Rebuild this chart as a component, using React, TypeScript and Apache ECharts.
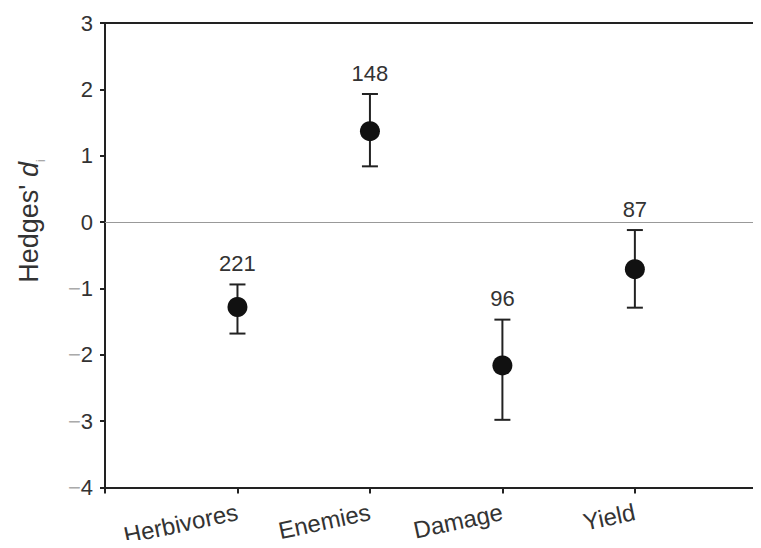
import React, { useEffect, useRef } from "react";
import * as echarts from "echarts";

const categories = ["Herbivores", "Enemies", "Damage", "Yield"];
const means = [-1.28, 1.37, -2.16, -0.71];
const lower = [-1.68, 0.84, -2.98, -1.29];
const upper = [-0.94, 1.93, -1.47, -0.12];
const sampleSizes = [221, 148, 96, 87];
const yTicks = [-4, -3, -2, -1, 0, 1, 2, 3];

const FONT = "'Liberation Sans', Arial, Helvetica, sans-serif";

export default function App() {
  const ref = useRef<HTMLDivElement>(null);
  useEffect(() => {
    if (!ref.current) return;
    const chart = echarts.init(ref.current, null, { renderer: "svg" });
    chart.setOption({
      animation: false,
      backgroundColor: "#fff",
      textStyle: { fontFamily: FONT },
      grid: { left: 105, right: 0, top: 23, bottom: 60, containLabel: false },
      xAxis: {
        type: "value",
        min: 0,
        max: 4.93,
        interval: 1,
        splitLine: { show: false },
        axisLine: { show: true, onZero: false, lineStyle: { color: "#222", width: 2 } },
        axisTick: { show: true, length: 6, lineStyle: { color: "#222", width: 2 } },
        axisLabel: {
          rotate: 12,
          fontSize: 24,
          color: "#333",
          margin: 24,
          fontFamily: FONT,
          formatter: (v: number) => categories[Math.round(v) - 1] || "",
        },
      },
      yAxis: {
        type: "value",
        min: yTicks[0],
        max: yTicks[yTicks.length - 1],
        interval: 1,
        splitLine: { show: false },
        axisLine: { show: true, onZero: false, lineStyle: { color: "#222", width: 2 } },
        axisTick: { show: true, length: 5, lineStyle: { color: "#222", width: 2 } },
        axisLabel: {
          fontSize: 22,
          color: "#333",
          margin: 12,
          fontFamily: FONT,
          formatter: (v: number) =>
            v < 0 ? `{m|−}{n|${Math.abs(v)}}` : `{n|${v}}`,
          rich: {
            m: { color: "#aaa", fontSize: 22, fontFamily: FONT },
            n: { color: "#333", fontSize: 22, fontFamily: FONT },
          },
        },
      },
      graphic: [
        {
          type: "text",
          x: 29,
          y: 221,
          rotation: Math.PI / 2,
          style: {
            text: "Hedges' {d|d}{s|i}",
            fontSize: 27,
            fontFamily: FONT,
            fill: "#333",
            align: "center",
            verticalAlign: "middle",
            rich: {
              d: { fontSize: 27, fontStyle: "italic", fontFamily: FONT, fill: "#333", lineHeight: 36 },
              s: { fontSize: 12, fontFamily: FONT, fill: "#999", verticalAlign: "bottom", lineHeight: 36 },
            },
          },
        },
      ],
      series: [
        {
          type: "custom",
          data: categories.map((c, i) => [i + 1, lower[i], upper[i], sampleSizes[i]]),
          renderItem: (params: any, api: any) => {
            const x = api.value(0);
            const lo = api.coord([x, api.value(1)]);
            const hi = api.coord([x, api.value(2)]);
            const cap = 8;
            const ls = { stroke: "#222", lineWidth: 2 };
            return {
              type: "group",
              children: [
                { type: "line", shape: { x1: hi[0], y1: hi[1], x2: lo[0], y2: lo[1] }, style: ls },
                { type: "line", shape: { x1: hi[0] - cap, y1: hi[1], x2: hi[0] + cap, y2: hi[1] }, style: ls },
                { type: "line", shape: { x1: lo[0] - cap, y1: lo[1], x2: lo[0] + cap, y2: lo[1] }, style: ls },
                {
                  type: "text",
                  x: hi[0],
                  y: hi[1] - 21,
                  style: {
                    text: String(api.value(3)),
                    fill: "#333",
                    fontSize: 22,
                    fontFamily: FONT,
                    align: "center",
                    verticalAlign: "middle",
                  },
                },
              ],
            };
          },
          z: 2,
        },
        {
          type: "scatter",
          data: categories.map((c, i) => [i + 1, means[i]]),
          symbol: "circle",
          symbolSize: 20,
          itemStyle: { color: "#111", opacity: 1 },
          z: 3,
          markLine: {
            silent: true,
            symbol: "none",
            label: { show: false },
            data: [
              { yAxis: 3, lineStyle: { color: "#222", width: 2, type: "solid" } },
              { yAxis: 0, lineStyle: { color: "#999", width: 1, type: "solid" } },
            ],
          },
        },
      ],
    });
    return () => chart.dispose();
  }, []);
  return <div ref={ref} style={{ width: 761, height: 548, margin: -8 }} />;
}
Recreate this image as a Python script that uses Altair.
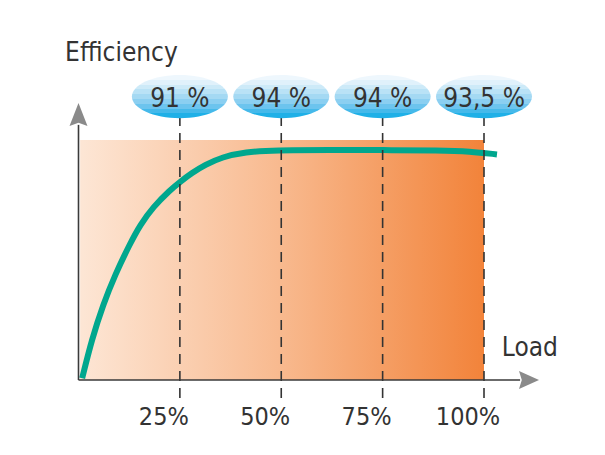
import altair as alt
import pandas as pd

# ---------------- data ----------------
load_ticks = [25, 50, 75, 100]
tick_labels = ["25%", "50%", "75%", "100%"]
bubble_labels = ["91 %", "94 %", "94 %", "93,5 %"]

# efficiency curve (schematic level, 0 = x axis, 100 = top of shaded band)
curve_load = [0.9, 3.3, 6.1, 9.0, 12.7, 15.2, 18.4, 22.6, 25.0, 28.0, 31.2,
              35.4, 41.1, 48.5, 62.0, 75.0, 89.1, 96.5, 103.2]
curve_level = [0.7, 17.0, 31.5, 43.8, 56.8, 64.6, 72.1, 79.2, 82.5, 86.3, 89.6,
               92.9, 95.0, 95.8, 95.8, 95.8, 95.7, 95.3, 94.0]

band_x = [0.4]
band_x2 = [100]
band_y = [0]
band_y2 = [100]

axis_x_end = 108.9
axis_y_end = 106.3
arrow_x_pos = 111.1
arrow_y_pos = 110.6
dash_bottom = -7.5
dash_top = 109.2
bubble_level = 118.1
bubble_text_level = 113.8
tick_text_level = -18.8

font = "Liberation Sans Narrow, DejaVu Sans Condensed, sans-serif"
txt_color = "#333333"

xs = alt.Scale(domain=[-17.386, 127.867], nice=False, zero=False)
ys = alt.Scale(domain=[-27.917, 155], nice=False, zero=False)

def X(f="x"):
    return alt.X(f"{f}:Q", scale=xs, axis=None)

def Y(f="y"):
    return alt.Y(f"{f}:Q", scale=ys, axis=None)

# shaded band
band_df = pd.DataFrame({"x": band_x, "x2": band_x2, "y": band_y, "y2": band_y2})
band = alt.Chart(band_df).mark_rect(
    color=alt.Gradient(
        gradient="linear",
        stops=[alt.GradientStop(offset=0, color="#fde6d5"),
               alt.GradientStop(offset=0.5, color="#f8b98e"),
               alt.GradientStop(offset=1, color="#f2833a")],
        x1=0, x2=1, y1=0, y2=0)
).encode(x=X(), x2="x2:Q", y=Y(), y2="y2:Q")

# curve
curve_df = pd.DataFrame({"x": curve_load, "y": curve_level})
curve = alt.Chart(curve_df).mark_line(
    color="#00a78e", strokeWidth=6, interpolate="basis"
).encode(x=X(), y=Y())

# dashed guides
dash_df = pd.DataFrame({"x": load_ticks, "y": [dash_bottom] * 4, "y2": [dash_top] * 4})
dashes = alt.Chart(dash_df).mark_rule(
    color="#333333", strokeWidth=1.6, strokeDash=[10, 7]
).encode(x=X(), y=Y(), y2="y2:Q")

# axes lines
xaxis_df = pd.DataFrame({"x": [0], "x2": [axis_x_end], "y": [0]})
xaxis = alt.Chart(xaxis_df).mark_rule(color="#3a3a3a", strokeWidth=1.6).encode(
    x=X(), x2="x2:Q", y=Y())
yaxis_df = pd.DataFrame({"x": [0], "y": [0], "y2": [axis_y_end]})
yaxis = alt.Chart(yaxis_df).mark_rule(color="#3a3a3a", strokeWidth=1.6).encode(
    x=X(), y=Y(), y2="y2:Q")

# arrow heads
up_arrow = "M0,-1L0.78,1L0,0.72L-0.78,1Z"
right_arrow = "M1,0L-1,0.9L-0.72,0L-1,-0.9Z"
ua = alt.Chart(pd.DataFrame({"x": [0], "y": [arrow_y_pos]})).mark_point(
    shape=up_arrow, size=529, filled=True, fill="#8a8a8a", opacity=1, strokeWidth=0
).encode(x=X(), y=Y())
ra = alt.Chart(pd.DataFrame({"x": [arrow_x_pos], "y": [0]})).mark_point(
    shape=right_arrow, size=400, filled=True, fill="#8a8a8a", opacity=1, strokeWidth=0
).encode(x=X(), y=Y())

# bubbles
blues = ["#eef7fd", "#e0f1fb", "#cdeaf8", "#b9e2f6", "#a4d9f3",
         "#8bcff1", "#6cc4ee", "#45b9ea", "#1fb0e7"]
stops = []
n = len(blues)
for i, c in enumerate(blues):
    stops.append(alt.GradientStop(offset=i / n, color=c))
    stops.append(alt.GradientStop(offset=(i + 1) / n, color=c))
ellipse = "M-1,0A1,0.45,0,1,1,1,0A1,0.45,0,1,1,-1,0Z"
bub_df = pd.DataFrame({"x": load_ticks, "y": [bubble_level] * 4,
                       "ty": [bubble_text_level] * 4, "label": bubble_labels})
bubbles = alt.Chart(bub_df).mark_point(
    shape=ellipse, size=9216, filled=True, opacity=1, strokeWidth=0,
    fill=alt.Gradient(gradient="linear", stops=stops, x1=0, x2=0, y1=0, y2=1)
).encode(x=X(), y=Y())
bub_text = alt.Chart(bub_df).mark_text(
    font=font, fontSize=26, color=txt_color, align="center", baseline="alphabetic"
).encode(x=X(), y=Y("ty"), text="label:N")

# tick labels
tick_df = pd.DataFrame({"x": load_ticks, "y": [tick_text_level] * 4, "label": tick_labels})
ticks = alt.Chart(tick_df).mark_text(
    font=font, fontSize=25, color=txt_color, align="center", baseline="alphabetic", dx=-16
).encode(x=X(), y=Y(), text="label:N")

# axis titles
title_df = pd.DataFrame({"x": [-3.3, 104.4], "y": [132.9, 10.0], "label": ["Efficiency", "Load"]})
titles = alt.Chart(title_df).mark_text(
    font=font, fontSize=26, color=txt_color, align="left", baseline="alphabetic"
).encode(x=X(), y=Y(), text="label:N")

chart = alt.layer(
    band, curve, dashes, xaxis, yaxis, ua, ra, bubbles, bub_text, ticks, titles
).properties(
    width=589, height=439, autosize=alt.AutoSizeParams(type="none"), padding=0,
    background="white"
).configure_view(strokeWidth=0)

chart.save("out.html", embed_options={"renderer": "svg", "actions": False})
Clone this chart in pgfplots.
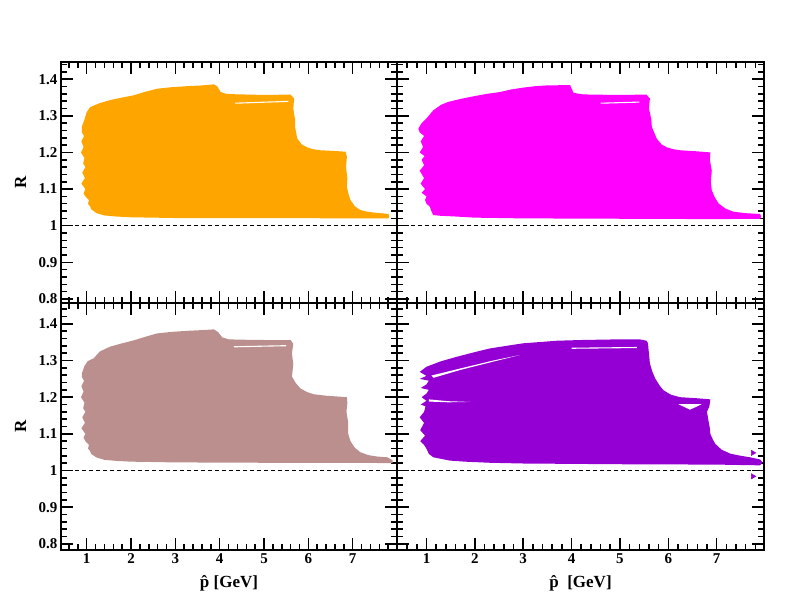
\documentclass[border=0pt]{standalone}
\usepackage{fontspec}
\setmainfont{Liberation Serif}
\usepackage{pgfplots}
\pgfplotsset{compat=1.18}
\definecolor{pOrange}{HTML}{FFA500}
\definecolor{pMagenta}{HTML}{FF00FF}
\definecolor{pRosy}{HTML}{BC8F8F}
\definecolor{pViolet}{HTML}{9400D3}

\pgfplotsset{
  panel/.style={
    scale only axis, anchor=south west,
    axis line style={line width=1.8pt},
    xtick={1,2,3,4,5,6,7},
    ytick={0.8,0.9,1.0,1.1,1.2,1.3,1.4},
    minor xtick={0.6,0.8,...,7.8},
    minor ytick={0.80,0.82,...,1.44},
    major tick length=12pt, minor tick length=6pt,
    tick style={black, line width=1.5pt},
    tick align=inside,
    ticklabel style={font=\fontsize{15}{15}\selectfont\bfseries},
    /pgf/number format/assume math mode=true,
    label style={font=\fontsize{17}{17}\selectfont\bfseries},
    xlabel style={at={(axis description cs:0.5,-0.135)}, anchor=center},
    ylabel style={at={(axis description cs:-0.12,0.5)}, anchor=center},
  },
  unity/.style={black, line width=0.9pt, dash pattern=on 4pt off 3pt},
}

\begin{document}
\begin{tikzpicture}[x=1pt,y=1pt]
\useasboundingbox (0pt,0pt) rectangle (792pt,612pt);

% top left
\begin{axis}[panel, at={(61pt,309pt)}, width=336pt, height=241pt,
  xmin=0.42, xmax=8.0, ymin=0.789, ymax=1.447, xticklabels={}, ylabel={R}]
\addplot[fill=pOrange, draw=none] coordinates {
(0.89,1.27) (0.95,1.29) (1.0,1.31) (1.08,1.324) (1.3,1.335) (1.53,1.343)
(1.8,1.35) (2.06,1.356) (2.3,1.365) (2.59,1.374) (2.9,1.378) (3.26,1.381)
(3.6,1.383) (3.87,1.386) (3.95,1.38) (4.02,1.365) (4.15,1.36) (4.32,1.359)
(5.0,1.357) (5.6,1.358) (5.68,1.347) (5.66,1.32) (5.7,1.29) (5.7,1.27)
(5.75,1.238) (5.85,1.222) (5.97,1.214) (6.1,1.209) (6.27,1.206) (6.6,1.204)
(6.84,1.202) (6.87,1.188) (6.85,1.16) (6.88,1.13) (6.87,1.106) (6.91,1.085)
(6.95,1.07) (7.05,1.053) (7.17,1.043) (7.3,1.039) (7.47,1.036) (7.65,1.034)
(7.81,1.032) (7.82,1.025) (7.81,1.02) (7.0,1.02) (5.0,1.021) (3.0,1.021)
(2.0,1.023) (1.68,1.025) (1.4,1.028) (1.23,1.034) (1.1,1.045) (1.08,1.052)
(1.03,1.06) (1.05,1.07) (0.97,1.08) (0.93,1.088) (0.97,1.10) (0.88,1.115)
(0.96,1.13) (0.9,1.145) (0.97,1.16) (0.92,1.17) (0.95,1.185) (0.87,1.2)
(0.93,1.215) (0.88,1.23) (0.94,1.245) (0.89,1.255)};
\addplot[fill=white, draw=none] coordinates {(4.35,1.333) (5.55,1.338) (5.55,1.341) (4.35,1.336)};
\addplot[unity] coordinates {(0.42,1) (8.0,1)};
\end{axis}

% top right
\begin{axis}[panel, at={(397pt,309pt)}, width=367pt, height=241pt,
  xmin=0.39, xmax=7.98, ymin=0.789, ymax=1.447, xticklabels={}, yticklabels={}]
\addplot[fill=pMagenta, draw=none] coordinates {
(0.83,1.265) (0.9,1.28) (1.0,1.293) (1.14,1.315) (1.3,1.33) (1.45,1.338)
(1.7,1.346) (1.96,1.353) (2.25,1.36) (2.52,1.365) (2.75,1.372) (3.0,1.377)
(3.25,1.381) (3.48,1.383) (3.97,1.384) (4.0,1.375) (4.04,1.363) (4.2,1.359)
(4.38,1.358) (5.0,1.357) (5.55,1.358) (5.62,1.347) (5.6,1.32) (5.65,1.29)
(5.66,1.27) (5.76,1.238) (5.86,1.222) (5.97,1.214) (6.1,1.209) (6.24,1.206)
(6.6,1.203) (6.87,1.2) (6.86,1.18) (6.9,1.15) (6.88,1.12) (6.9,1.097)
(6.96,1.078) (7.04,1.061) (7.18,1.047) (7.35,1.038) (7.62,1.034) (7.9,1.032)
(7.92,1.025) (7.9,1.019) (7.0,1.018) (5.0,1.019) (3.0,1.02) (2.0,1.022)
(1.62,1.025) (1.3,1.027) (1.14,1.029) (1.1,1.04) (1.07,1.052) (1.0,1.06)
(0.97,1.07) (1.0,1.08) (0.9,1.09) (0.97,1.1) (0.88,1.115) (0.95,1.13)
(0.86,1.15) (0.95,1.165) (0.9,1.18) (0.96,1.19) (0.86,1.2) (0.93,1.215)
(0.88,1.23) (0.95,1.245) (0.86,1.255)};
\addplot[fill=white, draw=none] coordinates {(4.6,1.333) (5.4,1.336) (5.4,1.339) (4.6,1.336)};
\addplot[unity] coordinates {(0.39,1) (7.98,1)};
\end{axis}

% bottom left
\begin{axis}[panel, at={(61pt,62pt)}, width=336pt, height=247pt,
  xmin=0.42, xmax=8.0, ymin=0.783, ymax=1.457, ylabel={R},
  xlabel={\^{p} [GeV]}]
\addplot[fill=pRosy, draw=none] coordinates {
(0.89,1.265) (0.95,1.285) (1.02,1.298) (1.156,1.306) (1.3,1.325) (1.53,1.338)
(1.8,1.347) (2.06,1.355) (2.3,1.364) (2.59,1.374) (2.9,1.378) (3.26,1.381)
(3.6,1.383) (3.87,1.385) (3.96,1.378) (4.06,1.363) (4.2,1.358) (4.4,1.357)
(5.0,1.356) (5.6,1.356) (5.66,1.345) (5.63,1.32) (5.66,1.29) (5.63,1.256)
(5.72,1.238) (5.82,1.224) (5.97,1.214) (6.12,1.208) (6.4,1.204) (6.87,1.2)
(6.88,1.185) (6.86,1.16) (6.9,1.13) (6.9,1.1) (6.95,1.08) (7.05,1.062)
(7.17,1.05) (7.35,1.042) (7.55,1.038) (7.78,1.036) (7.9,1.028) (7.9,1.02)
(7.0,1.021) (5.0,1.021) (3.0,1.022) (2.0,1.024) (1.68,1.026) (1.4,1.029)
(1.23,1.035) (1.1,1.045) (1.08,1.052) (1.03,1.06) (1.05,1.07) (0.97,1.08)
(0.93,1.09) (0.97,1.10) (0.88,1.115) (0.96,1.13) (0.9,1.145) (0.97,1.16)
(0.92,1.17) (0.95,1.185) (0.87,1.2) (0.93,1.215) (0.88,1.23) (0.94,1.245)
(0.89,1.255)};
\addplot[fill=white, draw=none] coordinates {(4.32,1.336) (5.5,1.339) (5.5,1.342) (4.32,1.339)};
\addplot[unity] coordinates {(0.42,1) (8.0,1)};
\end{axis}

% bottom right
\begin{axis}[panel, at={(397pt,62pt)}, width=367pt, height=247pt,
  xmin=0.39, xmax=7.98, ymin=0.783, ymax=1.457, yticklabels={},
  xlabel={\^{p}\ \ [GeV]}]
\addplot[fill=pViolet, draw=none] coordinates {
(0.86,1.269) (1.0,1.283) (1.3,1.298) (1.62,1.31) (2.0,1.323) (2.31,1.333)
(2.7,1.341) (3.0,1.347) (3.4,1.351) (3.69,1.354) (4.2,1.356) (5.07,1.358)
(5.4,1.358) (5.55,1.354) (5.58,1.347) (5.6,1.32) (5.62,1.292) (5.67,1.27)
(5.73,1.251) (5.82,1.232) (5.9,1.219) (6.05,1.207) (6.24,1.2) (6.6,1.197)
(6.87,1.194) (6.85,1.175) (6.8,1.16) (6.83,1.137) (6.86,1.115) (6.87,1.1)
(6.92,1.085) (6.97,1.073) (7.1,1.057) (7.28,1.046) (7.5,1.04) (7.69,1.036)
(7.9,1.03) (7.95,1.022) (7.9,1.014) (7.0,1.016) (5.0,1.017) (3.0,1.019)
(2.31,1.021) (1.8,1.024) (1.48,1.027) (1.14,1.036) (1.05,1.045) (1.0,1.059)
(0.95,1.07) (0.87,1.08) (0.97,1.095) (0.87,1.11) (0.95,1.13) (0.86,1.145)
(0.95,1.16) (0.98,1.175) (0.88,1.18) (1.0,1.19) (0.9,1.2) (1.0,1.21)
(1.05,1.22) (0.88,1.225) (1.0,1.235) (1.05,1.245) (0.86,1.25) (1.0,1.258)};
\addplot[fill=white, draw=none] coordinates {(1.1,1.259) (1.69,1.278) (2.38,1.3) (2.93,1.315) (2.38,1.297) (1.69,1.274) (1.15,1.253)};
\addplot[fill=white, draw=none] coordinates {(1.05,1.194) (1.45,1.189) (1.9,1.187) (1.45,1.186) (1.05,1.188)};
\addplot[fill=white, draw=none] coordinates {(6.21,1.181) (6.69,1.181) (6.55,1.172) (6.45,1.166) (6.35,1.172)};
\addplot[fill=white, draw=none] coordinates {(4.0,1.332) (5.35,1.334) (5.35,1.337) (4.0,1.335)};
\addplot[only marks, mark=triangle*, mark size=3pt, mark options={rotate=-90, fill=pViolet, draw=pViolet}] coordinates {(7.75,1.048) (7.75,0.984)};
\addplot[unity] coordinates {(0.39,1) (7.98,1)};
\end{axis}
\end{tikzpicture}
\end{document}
_ _ _ _ _
# Task instructions
Copy every line in the listing above where the string "React" turns up.

# Complete response
Rebuild this chart as a component, using React, TypeScript and Apache ECharts.
import React, { useEffect, useRef } from "react";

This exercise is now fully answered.